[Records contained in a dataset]
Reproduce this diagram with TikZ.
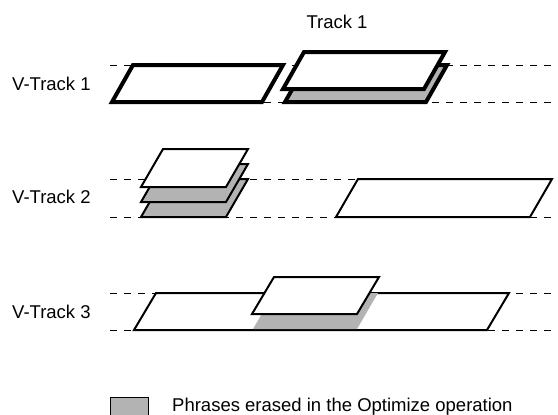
\documentclass[tikz,border=0pt]{standalone}
\usepackage{fontspec}
\setmainfont{Liberation Sans}
\definecolor{erased}{RGB}{179,179,179}
\newcommand\pgm[6]{\path[#1] (#2,#3) -- ++(#4,0) -- ++(#6,-#5) -- ++(-#4,0) -- cycle;}
\begin{document}
\begin{tikzpicture}[x=1bp,y=-1bp,
  guide/.style={line width=0.9bp, dash pattern=on 7bp off 7bp},
  thickbox/.style={draw, line width=4bp, fill=white},
  thinbox/.style={draw, line width=2bp, fill=white},
  lbl/.style={font=\fontsize{18.5bp}{22bp}\selectfont, inner sep=0pt}]
\useasboundingbox (0,0) rectangle (558,414);

% guide lines
\draw[guide] (110,65) -- (558,65);
\draw[guide] (110,102) -- (558,102);
\draw[guide] (110,179) -- (558,179);
\draw[guide] (110,217) -- (558,217);
\draw[guide] (110,293) -- (558,293);
\draw[guide] (110,330) -- (558,330);

% labels
\node[lbl, anchor=base west] (v1) at (12,90) {V-Track 1};
\node[lbl, anchor=base west] (v2) at (12,203) {V-Track 2};
\node[lbl, anchor=base west] (v3) at (12,318) {V-Track 3};
\node[lbl, anchor=base] (t1) at (337,28) {Track 1};

% V-Track 1
\pgm{thickbox}{112}{102}{150}{37}{21}
\pgm{thickbox,fill=erased}{285}{102}{141}{37}{21}
\pgm{thickbox}{283}{89}{141}{37}{21}

% V-Track 2
\pgm{thinbox,fill=erased}{141}{217}{85}{38}{22}
\pgm{thinbox,fill=erased}{141}{202}{85}{38}{22}
\pgm{thinbox}{141}{187}{85}{38}{22}
\pgm{thinbox}{336}{217}{194}{38}{22}

% V-Track 3
\pgm{thinbox}{134}{330}{353}{37}{22}
\fill[erased] (253,329) -- (357,329) -- (378,293) -- (274,293) -- cycle;
\pgm{thinbox}{252}{314}{105}{37}{22}

% legend
\draw[fill=erased, line width=0.8bp] (110,397) rectangle (148,420);
\node[lbl, anchor=base west] (leg) at (172,411) {Phrases erased in the Optimize operation};
\end{tikzpicture}
\end{document}
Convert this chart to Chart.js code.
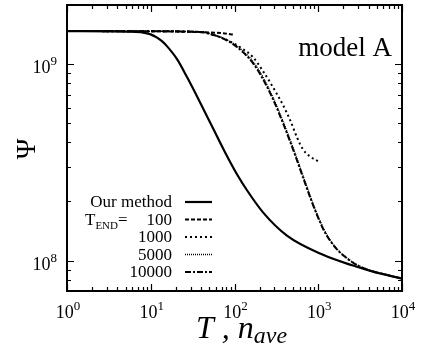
<!DOCTYPE html>
<html>
<head>
<meta charset="utf-8">
<script src="https://cdn.jsdelivr.net/npm/chart.js@4.4.1/dist/chart.umd.min.js"></script>
<style>
  html, body { margin: 0; padding: 0; background: #fff; }
  #wrap { width: 421px; height: 350px; position: relative; }
</style>
</head>
<body>
<div id="wrap"><canvas id="chart"></canvas></div>
<script>
// ---- data (log-log) ----
const xOur = [1, 3.3, 5.6, 8.1, 9.8, 11.9, 13.6, 15.6, 20.6, 27.1, 38.7, 55.4, 77, 107, 141, 219, 423, 1140, 2600, 4510, 10000];
const yOur = [1.474e9, 1.469e9, 1.464e9, 1.448e9, 1.422e9, 1.365e9, 1.31e9, 1.235e9, 1.06e9, 8.59e8, 6.4e8, 4.71e8, 3.56e8, 2.75e8, 2.28e8, 1.76e8, 1.34e8, 1.07e8, 9.43e7, 8.78e7, 8.09e7];

const x100 = [1, 10, 20, 40, 60, 80, 100];
const y100 = [1.474e9, 1.47e9, 1.465e9, 1.455e9, 1.445e9, 1.43e9, 1.41e9];

const x1000 = [1, 10, 40, 54, 71, 96, 126, 166, 219, 288, 380, 473, 557, 658, 797, 1000];
const y1000 = [1.474e9, 1.47e9, 1.457e9, 1.414e9, 1.36e9, 1.28e9, 1.193e9, 1.086e9, 9.21e8, 7.63e8, 6.18e8, 5.06e8, 4.24e8, 3.68e8, 3.39e8, 3.2e8];

const x5000 = [1, 10, 40, 54, 71, 96, 126, 166, 219, 288, 380, 500, 658, 842, 993, 1171, 1381, 1721, 2145, 2824, 4150, 5000];
const y5000 = [1.474e9, 1.47e9, 1.46e9, 1.42e9, 1.365e9, 1.275e9, 1.165e9, 1.03e9, 8.55e8, 6.75e8, 5.1e8, 3.75e8, 2.7e8, 2.01e8, 1.68e8, 1.44e8, 1.275e8, 1.13e8, 1.04e8, 9.58e7, 8.92e7, 8.75e7];

const x10000 = [1, 10, 40, 54, 71, 96, 126, 166, 219, 288, 380, 500, 658, 842, 993, 1171, 1381, 1721, 2145, 2824, 4150, 6440, 10000];
const y10000 = [1.474e9, 1.47e9, 1.457e9, 1.414e9, 1.357e9, 1.265e9, 1.151e9, 1.012e9, 8.39e8, 6.63e8, 5.0e8, 3.68e8, 2.65e8, 1.98e8, 1.66e8, 1.42e8, 1.265e8, 1.125e8, 1.036e8, 9.54e7, 8.89e7, 8.48e7, 8.09e7];

const xMajor = [1, 10, 100, 1000, 10000];
const xMajorExp = ["0", "1", "2", "3", "4"];
const yMajor = [1e8, 1e9];
const yMajorExp = ["8", "9"];

const legendLabels = ["Our method", "100", "1000", "5000", "10000"];

// ---- styles ----
const SERIF = "'Liberation Serif', 'DejaVu Serif', serif";
const styles = [
  { width: 2.2, dash: [] },
  { width: 2, dash: [4, 2] },
  { width: 2, dash: [2, 3] },
  { width: 1.6, dash: [1, 1] },
  { width: 2, dash: [6, 2, 2, 2] },
];

function pts(xs, ys) {
  return xs.map((x, i) => ({ x: x, y: ys[i] }));
}

const series = [
  pts(xOur, yOur),
  pts(x100, y100),
  pts(x1000, y1000),
  pts(x5000, y5000),
  pts(x10000, y10000),
];

const datasets = series.map((d, i) => ({
  label: legendLabels[i],
  data: d,
  borderColor: "#000",
  borderWidth: styles[i].width,
  borderDash: styles[i].dash,
  pointRadius: 0,
  fill: false,
  cubicInterpolationMode: "monotone",
}));

function minorValues(min, max) {
  const out = [];
  for (let e = Math.floor(Math.log10(min)); e <= Math.ceil(Math.log10(max)); e++) {
    for (let k = 2; k <= 9; k++) {
      const v = k * Math.pow(10, e);
      if (v > min && v < max) out.push(v);
    }
  }
  return out;
}

// frame, inward ticks, labels, titles, legend
const decorPlugin = {
  id: "decor",
  afterDatasetsDraw(chart) {
    const ctx = chart.ctx;
    const a = chart.chartArea;
    const xs = chart.scales.x;
    const ys = chart.scales.y;
    ctx.save();
    ctx.strokeStyle = "#000";
    ctx.fillStyle = "#000";

    // ticks
    ctx.lineWidth = 1.2;
    const tickX = (v, len) => {
      const p = Math.round(xs.getPixelForValue(v)) + 0.5;
      ctx.beginPath();
      ctx.moveTo(p, a.bottom); ctx.lineTo(p, a.bottom - len);
      ctx.moveTo(p, a.top); ctx.lineTo(p, a.top + len);
      ctx.stroke();
    };
    const tickY = (v, len) => {
      const p = Math.round(ys.getPixelForValue(v)) + 0.5;
      ctx.beginPath();
      ctx.moveTo(a.left, p); ctx.lineTo(a.left + len, p);
      ctx.moveTo(a.right, p); ctx.lineTo(a.right - len, p);
      ctx.stroke();
    };
    minorValues(xs.min, xs.max).forEach((v) => tickX(v, 4));
    xMajor.forEach((v) => tickX(v, 7));
    minorValues(ys.min, ys.max).forEach((v) => tickY(v, 4));
    yMajor.forEach((v) => tickY(v, 7));

    // frame
    ctx.lineWidth = 2;
    ctx.strokeRect(a.left, a.top, a.right - a.left, a.bottom - a.top);

    // tick labels
    const mainFont = "18px " + SERIF;
    const supFont = "13px " + SERIF;
    ctx.textBaseline = "alphabetic";
    xMajor.forEach((v, i) => {
      const p = xs.getPixelForValue(v);
      ctx.font = mainFont;
      const w1 = ctx.measureText("10").width;
      ctx.font = supFont;
      const w2 = ctx.measureText(xMajorExp[i]).width;
      const x0 = p + 1 - (w1 + w2) / 2;
      ctx.textAlign = "left";
      ctx.font = mainFont;
      ctx.fillText("10", x0, 318);
      ctx.font = supFont;
      ctx.fillText(xMajorExp[i], x0 + w1, 310);
    });
    yMajor.forEach((v, i) => {
      const p = ys.getPixelForValue(v);
      ctx.font = supFont;
      const w2 = ctx.measureText(yMajorExp[i]).width;
      ctx.textAlign = "left";
      ctx.fillText(yMajorExp[i], 57 - w2, p + 1);
      ctx.font = mainFont;
      ctx.textAlign = "right";
      ctx.fillText("10", 57 - w2, p + 9);
    });

    // y title
    ctx.save();
    ctx.translate(35, 149);
    ctx.rotate(-Math.PI / 2);
    ctx.textAlign = "center";
    ctx.font = "28px " + SERIF;
    ctx.fillText("\u03A8", 0, 0);
    ctx.restore();

    // x title
    ctx.textAlign = "left";
    ctx.font = "italic 32px " + SERIF;
    let tx = 196;
    ctx.fillText("T", tx, 338);
    tx += ctx.measureText("T").width;
    ctx.fillText(" , n", tx, 338);
    tx += ctx.measureText(" , n").width;
    ctx.font = "italic 24px " + SERIF;
    ctx.fillText("ave", tx, 343);

    // panel label
    ctx.font = "27px " + SERIF;
    ctx.textAlign = "right";
    ctx.fillText("model A", 392, 56);

    // legend
    const rowY = [202, 219.5, 237, 254.5, 272];
    ctx.font = "17px " + SERIF;
    ctx.textAlign = "right";
    legendLabels.forEach((lab, i) => {
      ctx.fillText(lab, 172, rowY[i] + 5);
      ctx.beginPath();
      ctx.lineWidth = styles[i].width;
      ctx.setLineDash(styles[i].dash);
      ctx.moveTo(185, rowY[i]);
      ctx.lineTo(212, rowY[i]);
      ctx.stroke();
    });
    ctx.setLineDash([]);
    ctx.textAlign = "left";
    ctx.font = "17px " + SERIF;
    let lx = 85;
    ctx.fillText("T", lx, rowY[1] + 5);
    lx += ctx.measureText("T").width;
    ctx.font = "11px " + SERIF;
    ctx.fillText("END", lx, rowY[1] + 9);
    lx += ctx.measureText("END").width;
    ctx.font = "17px " + SERIF;
    ctx.fillText("=", lx, rowY[1] + 5);

    ctx.restore();
  },
};

new Chart(document.getElementById("chart"), {
  type: "line",
  data: { datasets },
  options: {
    responsive: true,
    maintainAspectRatio: false,
    animation: false,
    layout: { padding: { left: 67, right: 19, top: 5, bottom: 59 } },
    scales: {
      x: { type: "logarithmic", min: 1, max: 10000, display: false },
      y: { type: "logarithmic", min: 7e7, max: 2e9, display: false },
    },
    plugins: {
      legend: { display: false },
      tooltip: { enabled: false },
    },
  },
  plugins: [decorPlugin],
});
</script>
</body>
</html>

» **Exercise description**: Repeat exactly the part that opens with the line containing "Convert this chart to Chart.js code." and closes with the line containing "9.58e7, 8.92e7, 8.75e7];". Include both end lines, and drop the pictures.

» **Written answer**:
Convert this chart to Chart.js code.
<!DOCTYPE html>
<html>
<head>
<meta charset="utf-8">
<script src="https://cdn.jsdelivr.net/npm/chart.js@4.4.1/dist/chart.umd.min.js"></script>
<style>
  html, body { margin: 0; padding: 0; background: #fff; }
  #wrap { width: 421px; height: 350px; position: relative; }
</style>
</head>
<body>
<div id="wrap"><canvas id="chart"></canvas></div>
<script>
// ---- data (log-log) ----
const xOur = [1, 3.3, 5.6, 8.1, 9.8, 11.9, 13.6, 15.6, 20.6, 27.1, 38.7, 55.4, 77, 107, 141, 219, 423, 1140, 2600, 4510, 10000];
const yOur = [1.474e9, 1.469e9, 1.464e9, 1.448e9, 1.422e9, 1.365e9, 1.31e9, 1.235e9, 1.06e9, 8.59e8, 6.4e8, 4.71e8, 3.56e8, 2.75e8, 2.28e8, 1.76e8, 1.34e8, 1.07e8, 9.43e7, 8.78e7, 8.09e7];

const x100 = [1, 10, 20, 40, 60, 80, 100];
const y100 = [1.474e9, 1.47e9, 1.465e9, 1.455e9, 1.445e9, 1.43e9, 1.41e9];

const x1000 = [1, 10, 40, 54, 71, 96, 126, 166, 219, 288, 380, 473, 557, 658, 797, 1000];
const y1000 = [1.474e9, 1.47e9, 1.457e9, 1.414e9, 1.36e9, 1.28e9, 1.193e9, 1.086e9, 9.21e8, 7.63e8, 6.18e8, 5.06e8, 4.24e8, 3.68e8, 3.39e8, 3.2e8];

const x5000 = [1, 10, 40, 54, 71, 96, 126, 166, 219, 288, 380, 500, 658, 842, 993, 1171, 1381, 1721, 2145, 2824, 4150, 5000];
const y5000 = [1.474e9, 1.47e9, 1.46e9, 1.42e9, 1.365e9, 1.275e9, 1.165e9, 1.03e9, 8.55e8, 6.75e8, 5.1e8, 3.75e8, 2.7e8, 2.01e8, 1.68e8, 1.44e8, 1.275e8, 1.13e8, 1.04e8, 9.58e7, 8.92e7, 8.75e7];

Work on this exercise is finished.